Lean technology and data center virtualization.

Wednesday, October 7, 2009

The first thing to do is think.

Everything you do is leverage for everything else. Since your user's perception of you is only through the services they use take that point of view when providing them. The difference between an architect and an administrator is that the administrator goes "Damn, the router failed" and the architect either says "Good thing we talked to business folks and made sure they didn't want to pay for that upgrade" or "Glad I made that redundant". The more you save your company money taking these steps is frequently measured by your IT savvy, how hard you work and how well you know what your company actually does. The more places you can pinpoint those questions the better you will be, and remember sometimes the politics matter more than the ROI. Actually that's kind of naive, politics always influences everything at a big company. I like working at a place that is really big on demonstrable returns.
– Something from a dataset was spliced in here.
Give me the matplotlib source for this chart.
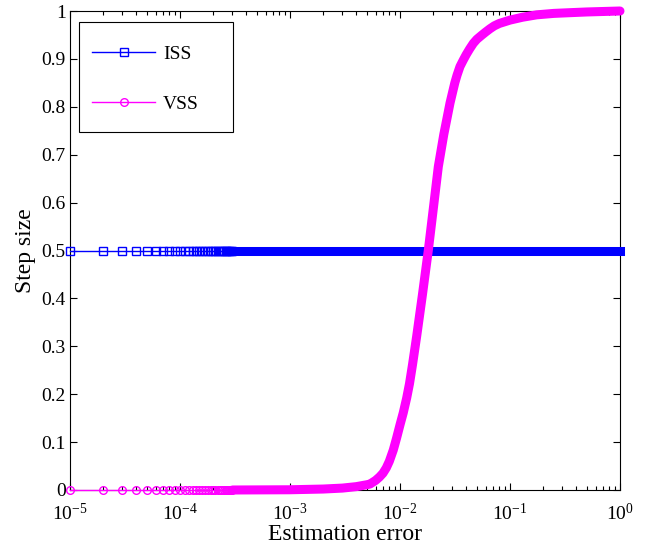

If you can drop your downtime by 50% with the same budget in a year that's good stuff.

Can you even tell?

About 2 years ago I was freaking out. In my mind I was so good at my job that I'd made my self obsolete. I kind of had...if they wanted things to be as good as they where before I got there. We had something like 30-40 hosts, most of them on 6am to 6pm uptime requirements and an email server that required rebooting once every week or two. From my understanding of most small to mid sized shops that's normal and it really does not have to be that way. The majority of stuff that consultants like to charge massive cash for is either stuff you can look up on the Internet or little tricks. This is my attempt at sharing some of the little tricks.